M&G continues road to recovery as net inflows rise
M&G reported a reserve to outflows in its latest annual results after a return to growth in its Life business and asset management gained momentum.
The investment manager reported net inflows of £7.8bn in the last financial year, up from net outflows of £1.9bn the prior year, which the company pinned on “challenging market conditions” at the time.
The jump marked a near £10bn year-on-year improvement.
Profit before tax remained broadly unchanged at £838m, after higher fee-based earnings in Asset Management offset lower performance fees and lower investment income.
Assets under management and administration jumped to £375.9bn from £345.9bn, a “touch ahead” of analyst expectations.
The group also set up a long-term partnership with Japanese financial services group Dai-ichi Life, who will take a 15 per cent stake in the business and see M&G become their preferred asset manager partner in Europe.
The partnership generated £0.4bn of net inflows, and is expected to generate £4.4bn of new business flows in the next five years.
The board proposed a final dividend of 20.5p per share, a slight increase from the prior year’s 20.1p.
Shares dipped 1.1 per cent in early morning trading to 297.1p.
Asset management and Life
Growth was primarily bolstered by the FTSE 100 group’s asset management arm, which attracted £7.0bn of external net inflows, off the back of rising demand for high-value public equities and private market allocations.
Its private market channel reported £3.9bn of inflows, of which £2.9bn came from private creidit, while public markets generated £3.1bn.
The arm also boosted its international presence, with 58 per cent of its AUMA having an overseas leaning, totalling £107bn.
The company’s traditional Life business also bounced back from its 2024 performance , delivering £0.8bn net inflows, following growth in the bulk purchase annuity (BPA) market, while also completing 11 BPA transactions, which added £1.5bn of new business volumes.

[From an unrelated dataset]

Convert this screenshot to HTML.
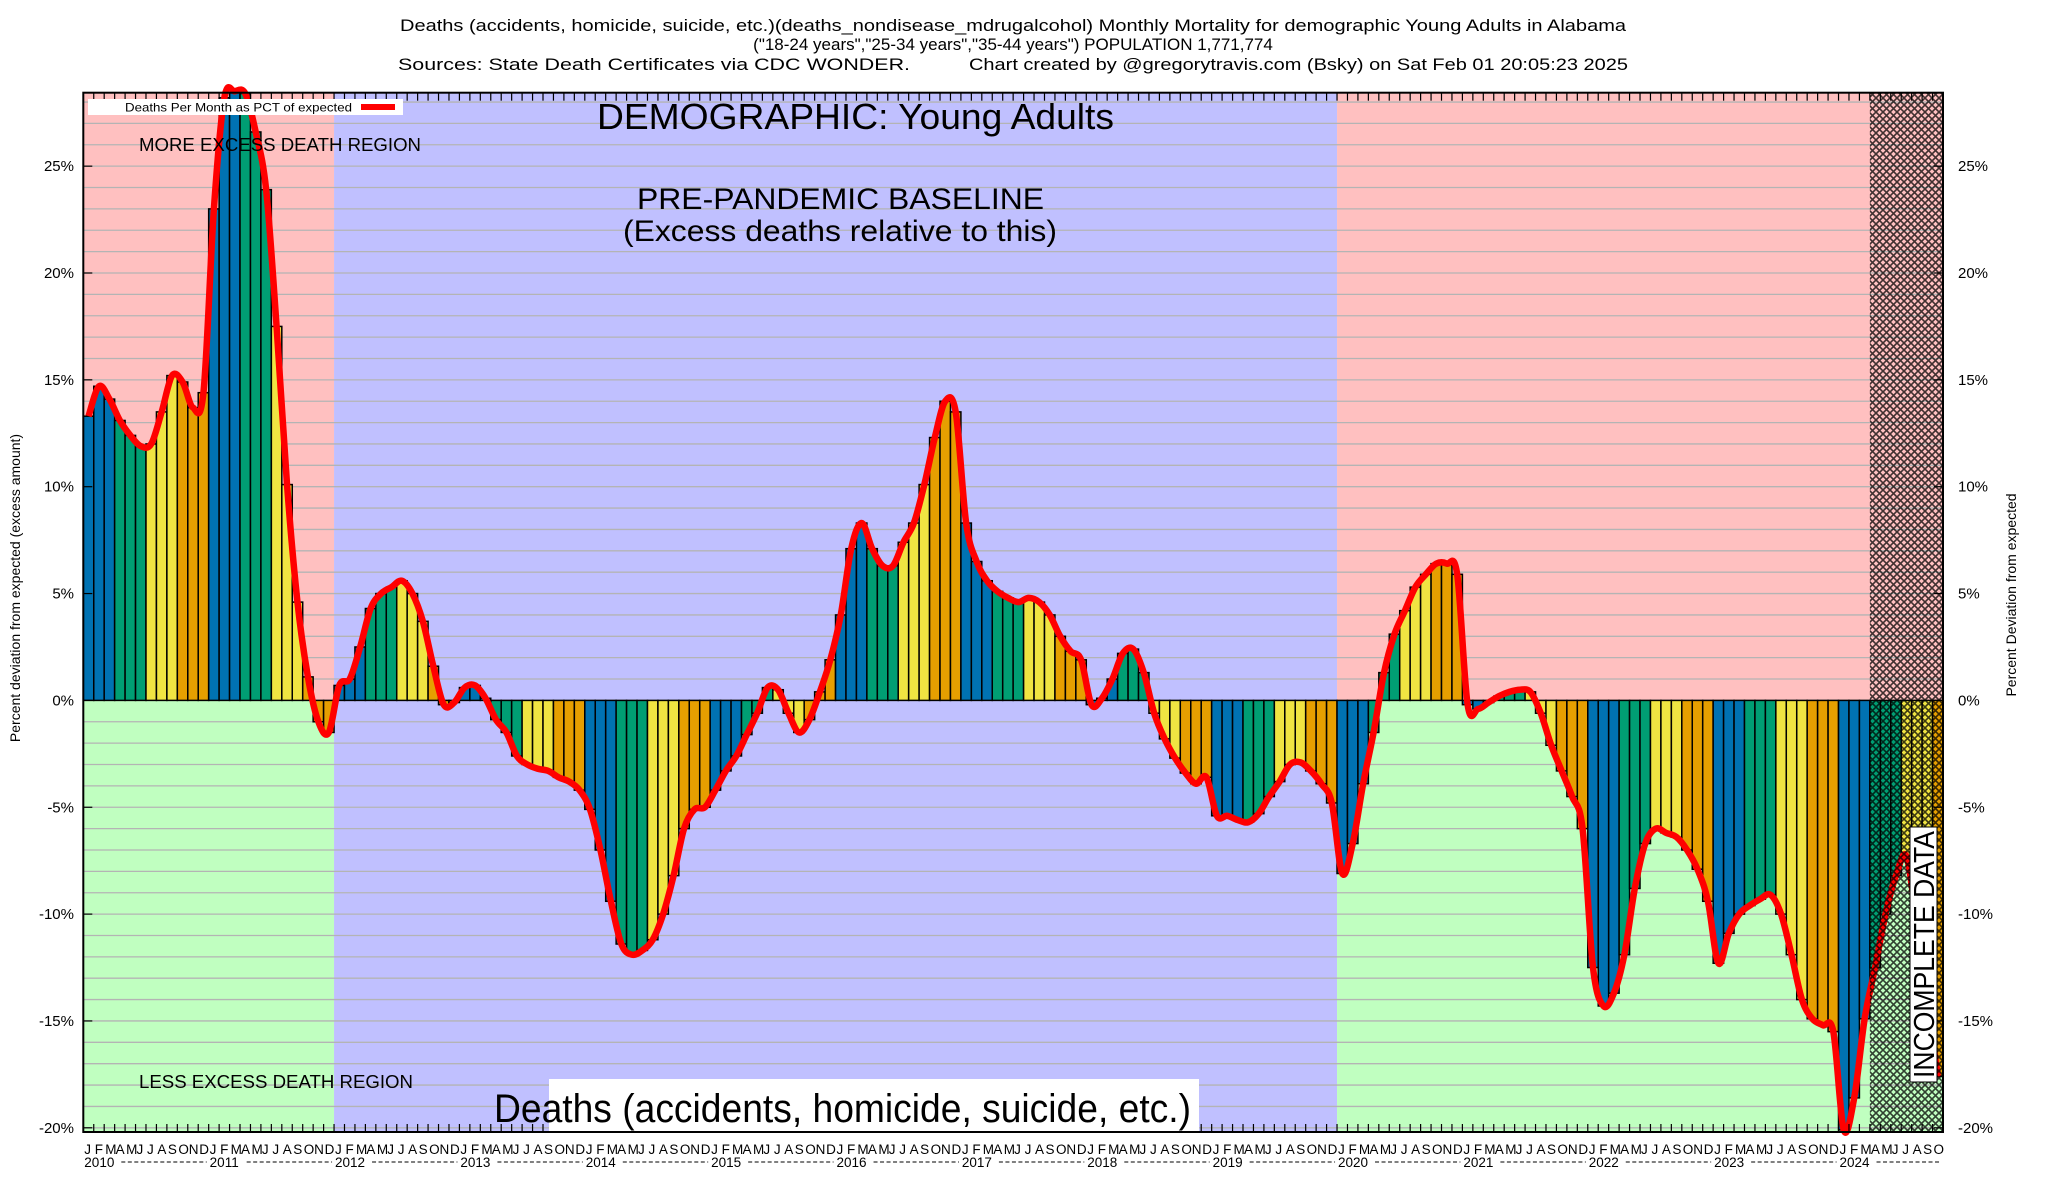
<!DOCTYPE html>
<html><head><meta charset="utf-8"><style>
html,body{margin:0;padding:0;background:#fff;}
svg{display:block;font-family:"Liberation Sans",Arial,sans-serif;}
</style></head><body>
<svg id="s" width="2048" height="1200" viewBox="0 0 2048 1200" xmlns="http://www.w3.org/2000/svg">
<defs>
<pattern id="hatch" width="7" height="7" patternUnits="userSpaceOnUse">
<path d="M0,0 L7,7 M7,0 L0,7" stroke="#000" stroke-width="1.6" opacity="0.75"/>
</pattern>
<clipPath id="pc"><rect x="83.3" y="92.7" width="1859.7" height="1039.3"/></clipPath>
</defs>
<g id="bg"></g>
<g id="grid"></g>
<g id="bars" clip-path="url(#pc)"></g>
<g id="ln"></g>
<g id="hat"></g>
<g id="ax"></g>
<g id="txt"></g>
</svg>
<script>
var NS="http://www.w3.org/2000/svg";
function el(p,t,a,txt){var e=document.createElementNS(NS,t);for(var k in a)e.setAttribute(k,a[k]);if(txt!==undefined)e.textContent=txt;document.getElementById(p).appendChild(e);return e;}
var X0=83.3,X1=1943,YT=92.7,YB=1132,N=178,W=(X1-X0)/N;
function Y(p){return 700.4-p*21.37;}
var v=[13.3,14.7,14.1,13.1,12.4,11.9,12.0,13.5,15.2,14.9,13.7,14.4,
23,28.2,28.5,28.4,26.6,23.9,17.5,10.1,4.6,1.1,-1.0,-1.5,
0.7,1.0,2.5,4.3,5.0,5.3,5.6,5.0,3.7,1.6,-0.2,-0.1,
0.6,0.7,0.1,-0.9,-1.5,-2.6,-3.0,-3.2,-3.3,-3.6,-3.8,-4.2,
-5.1,-7.0,-9.4,-11.4,-11.9,-11.7,-11.2,-10.0,-8.2,-6.0,-5.1,-5.0,
-4.2,-3.3,-2.6,-1.6,-0.6,0.6,0.5,-0.6,-1.5,-0.9,0.4,1.9,
4.0,7.1,8.3,7.1,6.3,6.3,7.4,8.3,10.1,12.3,14.0,13.5,
8.3,6.5,5.6,5.1,4.8,4.6,4.8,4.6,4.0,3.0,2.3,1.9,
-0.2,0.1,1.0,2.2,2.4,1.3,-0.6,-1.8,-2.7,-3.4,-3.9,-3.6,
-5.4,-5.4,-5.6,-5.7,-5.3,-4.5,-3.8,-3.0,-2.9,-3.3,-3.9,-4.8,
-8.1,-6.7,-3.9,-1.5,1.3,3.1,4.2,5.3,5.9,6.4,6.4,5.9,
-0.2,-0.4,-0.1,0.2,0.4,0.5,0.4,-0.6,-2.1,-3.3,-4.5,-6.0,
-12.5,-14.3,-13.7,-11.9,-8.8,-6.7,-6.0,-6.2,-6.4,-7.0,-7.9,-9.4,
-12.3,-10.9,-10.0,-9.6,-9.3,-9.1,-10.0,-11.9,-14.0,-14.9,-15.2,-15.5,
-20.1,-18.6,-14.9,-12.5,-10.0,-8.2,-7.3,-10.5,-14.0,-17.6];
var y0=Y(0);
// backgrounds
var x12=X0+24*W,x20=X0+120*W,xi=X0+171*W;
el("bg","rect",{x:X0,y:YT,width:x12-X0,height:y0-YT,fill:"#ffc0c0"});
el("bg","rect",{x:X0,y:y0,width:x12-X0,height:YB-y0,fill:"#c0ffc0"});
el("bg","rect",{x:x12,y:YT,width:x20-x12,height:YB-YT,fill:"#c0c0ff"});
el("bg","rect",{x:x20,y:YT,width:X1-x20,height:y0-YT,fill:"#ffc0c0"});
el("bg","rect",{x:x20,y:y0,width:X1-x20,height:YB-y0,fill:"#c0ffc0"});
for(var p=-20;p<=28;p++){var yy=Y(p);if(yy<YT+1)continue;el("grid","line",{x1:X0,x2:X1,y1:yy,y2:yy,stroke:"#b4b4b4","stroke-width":1.3});}
var cols=["#0072b2","#009e73","#f0e442","#e69f00"];
for(var i=0;i<N;i++){var a=Y(v[i]);var t=Math.min(a,y0),h=Math.abs(a-y0);
el("bars","rect",{x:X0+i*W,y:t,width:W,height:h,fill:cols[Math.floor((i%12)/3)],stroke:"#000","stroke-width":1.5});}
// line
var pts=v.map(function(q,i){return [X0+(i+0.5)*W,Y(q)];});
var d="M"+pts[0][0]+","+pts[0][1];
for(var i=0;i<pts.length-1;i++){var p0=pts[Math.max(0,i-1)],p1=pts[i],p2=pts[i+1],p3=pts[Math.min(pts.length-1,i+2)];
d+=" C"+(p1[0]+(p2[0]-p0[0])/6)+","+(p1[1]+(p2[1]-p0[1])/6)+" "+(p2[0]-(p3[0]-p1[0])/6)+","+(p2[1]-(p3[1]-p1[1])/6)+" "+p2[0]+","+p2[1];}
el("ln","path",{d:d,fill:"none",stroke:"#ff0000","stroke-width":6.5,"stroke-linejoin":"round"});
el("hat","rect",{x:xi,y:YT,width:X1-xi,height:YB-YT,fill:"url(#hatch)"});
// axes
el("ax","rect",{x:X0,y:YT,width:X1-X0,height:YB-YT,fill:"none",stroke:"#000","stroke-width":2});
for(var i=1;i<N;i++){var x=X0+i*W;el("ax","line",{x1:x,x2:x,y1:YB,y2:YB-8,stroke:"#000","stroke-width":1.2});el("ax","line",{x1:x,x2:x,y1:YT,y2:YT+8,stroke:"#000","stroke-width":1.2});}
for(var p=-20;p<=25;p+=5){var yy=Y(p);
el("ax","line",{x1:X0,x2:X0+9,y1:yy,y2:yy,stroke:"#000","stroke-width":1.2});el("ax","line",{x1:X1-9,x2:X1,y1:yy,y2:yy,stroke:"#000","stroke-width":1.2});
el("txt","text",{x:74,y:yy+5,"text-anchor":"end","font-size":15},p+"%");
el("txt","text",{x:1958,y:yy+5,"font-size":15},p+"%");}
var ml="JFMAMJJASOND";
for(var i=0;i<N;i++){el("txt","text",{x:X0+i*W+1,y:1154,"font-size":13.5},ml[i%12]);}
for(var yr=0;yr<15;yr++){var x=X0+yr*12*W;el("txt","text",{x:x+1,y:1167,"font-size":13.5},String(2010+yr));
var xe=Math.min(X0+(yr+1)*12*W,X1);el("ax","line",{x1:x+38,x2:xe-2,y1:1162,y2:1162,stroke:"#000","stroke-width":1,"stroke-dasharray":"4,2.5"});}
// titles
el("txt","text",{x:1013,y:31,"text-anchor":"middle","font-size":17,textLength:1226,lengthAdjust:"spacingAndGlyphs"},"Deaths (accidents, homicide, suicide, etc.)(deaths_nondisease_mdrugalcohol) Monthly Mortality for demographic Young Adults in Alabama");
el("txt","text",{x:1013,y:50,"text-anchor":"middle","font-size":17},"(\"18-24 years\",\"25-34 years\",\"35-44 years\") POPULATION 1,771,774");
el("txt","text",{x:398,y:70,"font-size":17,textLength:512,lengthAdjust:"spacingAndGlyphs"},"Sources: State Death Certificates via CDC WONDER.");
el("txt","text",{x:969,y:70,"font-size":17,textLength:659,lengthAdjust:"spacingAndGlyphs"},"Chart created by @gregorytravis.com (Bsky) on Sat Feb 01 20:05:23 2025");
el("txt","text",{x:597,y:129,"font-size":36,textLength:517,lengthAdjust:"spacingAndGlyphs"},"DEMOGRAPHIC: Young Adults");
el("txt","text",{x:637,y:209,"font-size":30,textLength:407,lengthAdjust:"spacingAndGlyphs"},"PRE-PANDEMIC BASELINE");
el("txt","text",{x:623,y:241,"font-size":30,textLength:434,lengthAdjust:"spacingAndGlyphs"},"(Excess deaths relative to this)");
el("txt","text",{x:139,y:151,"font-size":18,textLength:282,lengthAdjust:"spacingAndGlyphs"},"MORE EXCESS DEATH REGION");
el("txt","text",{x:139,y:1088,"font-size":18,textLength:274,lengthAdjust:"spacingAndGlyphs"},"LESS EXCESS DEATH REGION");
el("txt","rect",{x:549,y:1079,width:650,height:52,fill:"#fff"});
el("txt","text",{x:494,y:1122,"font-size":40,textLength:697,lengthAdjust:"spacingAndGlyphs"},"Deaths (accidents, homicide, suicide, etc.)");
el("txt","rect",{x:88,y:99,width:315,height:16,fill:"#fff"});
el("txt","text",{x:125,y:111.5,"font-size":12,textLength:227,lengthAdjust:"spacingAndGlyphs"},"Deaths Per Month as PCT of expected");
el("txt","line",{x1:361,x2:395,y1:107,y2:107,stroke:"#f00","stroke-width":6});
el("txt","rect",{x:1910,y:827,width:27,height:255,fill:"#fff",stroke:"#000","stroke-width":1});
el("txt","text",{x:0,y:0,"font-size":29,transform:"translate(1934,1078) rotate(-90)",textLength:247,lengthAdjust:"spacingAndGlyphs"},"INCOMPLETE DATA");
el("txt","text",{x:0,y:0,"font-size":14,"text-anchor":"middle",transform:"translate(20,588) rotate(-90)"},"Percent deviation from expected (excess amount)");
el("txt","text",{x:0,y:0,"font-size":14,"text-anchor":"middle",transform:"translate(2016,595) rotate(-90)"},"Percent Deviation from expected");
</script>
</body></html>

Its flagship Pru Fund also returned to consistent net inflows in the second half of the year, delivering £406m after earlier outflows of £585m.
Competition clouds and no share buyback
While analysts noted performance of the asset management business in particular should “cause some positive ripples” not only for the general view of the group but also the wider sector, concerns are ongoing.

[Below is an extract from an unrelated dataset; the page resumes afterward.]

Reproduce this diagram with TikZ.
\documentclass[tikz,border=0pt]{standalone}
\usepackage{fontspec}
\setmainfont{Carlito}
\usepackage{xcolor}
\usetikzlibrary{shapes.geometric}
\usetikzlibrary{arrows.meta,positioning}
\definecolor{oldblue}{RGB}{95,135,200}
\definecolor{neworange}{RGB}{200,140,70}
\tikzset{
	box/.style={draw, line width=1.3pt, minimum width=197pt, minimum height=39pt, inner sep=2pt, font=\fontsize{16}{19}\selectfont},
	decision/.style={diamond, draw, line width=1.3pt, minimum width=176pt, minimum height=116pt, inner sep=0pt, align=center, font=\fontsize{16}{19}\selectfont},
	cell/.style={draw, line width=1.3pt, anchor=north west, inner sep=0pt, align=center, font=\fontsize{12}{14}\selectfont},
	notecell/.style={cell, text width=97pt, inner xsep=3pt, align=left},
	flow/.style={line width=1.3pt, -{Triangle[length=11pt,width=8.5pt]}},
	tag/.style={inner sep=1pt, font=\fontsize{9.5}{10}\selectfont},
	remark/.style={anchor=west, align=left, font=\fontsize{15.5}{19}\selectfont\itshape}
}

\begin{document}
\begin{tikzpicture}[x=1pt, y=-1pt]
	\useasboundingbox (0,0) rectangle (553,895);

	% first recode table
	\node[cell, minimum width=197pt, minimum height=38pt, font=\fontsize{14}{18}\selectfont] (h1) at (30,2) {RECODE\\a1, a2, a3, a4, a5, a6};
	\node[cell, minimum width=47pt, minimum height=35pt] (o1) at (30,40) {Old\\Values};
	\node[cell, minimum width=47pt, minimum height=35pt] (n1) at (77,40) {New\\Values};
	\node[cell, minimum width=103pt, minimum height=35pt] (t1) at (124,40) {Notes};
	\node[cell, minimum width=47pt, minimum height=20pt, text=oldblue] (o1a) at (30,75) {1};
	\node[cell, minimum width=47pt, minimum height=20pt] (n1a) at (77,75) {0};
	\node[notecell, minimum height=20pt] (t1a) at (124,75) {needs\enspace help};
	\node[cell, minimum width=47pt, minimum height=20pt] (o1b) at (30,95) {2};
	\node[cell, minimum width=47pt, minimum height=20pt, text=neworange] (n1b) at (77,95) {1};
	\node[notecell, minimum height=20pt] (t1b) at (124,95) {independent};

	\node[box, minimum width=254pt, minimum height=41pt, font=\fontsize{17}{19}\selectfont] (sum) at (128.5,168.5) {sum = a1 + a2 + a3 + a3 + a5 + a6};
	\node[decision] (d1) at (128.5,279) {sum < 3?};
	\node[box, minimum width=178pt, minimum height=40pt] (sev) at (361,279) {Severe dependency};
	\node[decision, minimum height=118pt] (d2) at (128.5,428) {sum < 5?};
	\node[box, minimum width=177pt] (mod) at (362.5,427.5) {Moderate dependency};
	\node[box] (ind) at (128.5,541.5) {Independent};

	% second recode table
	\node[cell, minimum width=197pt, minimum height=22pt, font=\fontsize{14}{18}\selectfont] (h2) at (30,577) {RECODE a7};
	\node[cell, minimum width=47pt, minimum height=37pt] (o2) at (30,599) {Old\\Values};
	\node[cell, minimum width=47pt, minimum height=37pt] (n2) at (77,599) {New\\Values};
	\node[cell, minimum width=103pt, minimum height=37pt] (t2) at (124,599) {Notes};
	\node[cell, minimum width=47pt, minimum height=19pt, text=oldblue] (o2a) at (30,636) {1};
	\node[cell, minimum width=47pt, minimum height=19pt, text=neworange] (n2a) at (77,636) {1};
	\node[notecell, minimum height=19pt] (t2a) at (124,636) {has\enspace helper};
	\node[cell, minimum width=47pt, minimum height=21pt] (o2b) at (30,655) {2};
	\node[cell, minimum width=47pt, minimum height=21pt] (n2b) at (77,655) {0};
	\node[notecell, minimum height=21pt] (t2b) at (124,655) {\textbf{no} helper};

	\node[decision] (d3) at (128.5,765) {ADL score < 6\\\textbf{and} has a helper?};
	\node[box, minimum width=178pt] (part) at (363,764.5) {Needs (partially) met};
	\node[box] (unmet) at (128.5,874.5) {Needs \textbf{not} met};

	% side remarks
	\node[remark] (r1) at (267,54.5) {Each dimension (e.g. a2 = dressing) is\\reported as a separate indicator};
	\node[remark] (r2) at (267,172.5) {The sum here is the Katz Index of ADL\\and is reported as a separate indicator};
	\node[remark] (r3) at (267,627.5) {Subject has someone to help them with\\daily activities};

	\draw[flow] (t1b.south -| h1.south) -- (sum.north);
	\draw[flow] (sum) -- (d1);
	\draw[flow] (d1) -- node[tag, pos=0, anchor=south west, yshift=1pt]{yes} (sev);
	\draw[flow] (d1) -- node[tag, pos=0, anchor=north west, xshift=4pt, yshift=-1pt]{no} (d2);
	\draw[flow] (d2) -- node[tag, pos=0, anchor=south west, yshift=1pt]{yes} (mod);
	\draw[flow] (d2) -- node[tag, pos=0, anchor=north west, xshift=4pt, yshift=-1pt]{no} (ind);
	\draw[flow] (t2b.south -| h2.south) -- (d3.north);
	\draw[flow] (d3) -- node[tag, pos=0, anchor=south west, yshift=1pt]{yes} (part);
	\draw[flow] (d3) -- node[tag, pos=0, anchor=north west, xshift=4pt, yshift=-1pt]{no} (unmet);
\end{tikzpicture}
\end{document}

Richard Hunter, head of markets at Interactive Investor, said: “There is of course a wider cloud which has hung over the group, relating to concerns over the ferocity of competition at the retail level, with the possibility that stubbornly high interest rates could entice savers to switch back to bank deposits.
“Wider consumer spending pressure could see savings sacrificed temporarily as increasing energy and mortgage payments bite.”
Abid Hussian, analyst at Panmure Liberum, also questioned why the group “cannot fund further growth or introduce a share buyback”.
But, Hunter noted the “appealing combination” of ongoing focus on costs, coupled with larger exposure to overseas markets via the Dai-ichi partnership, “should be enough to maintain the market consensus as a buy, albeit a cautious one”.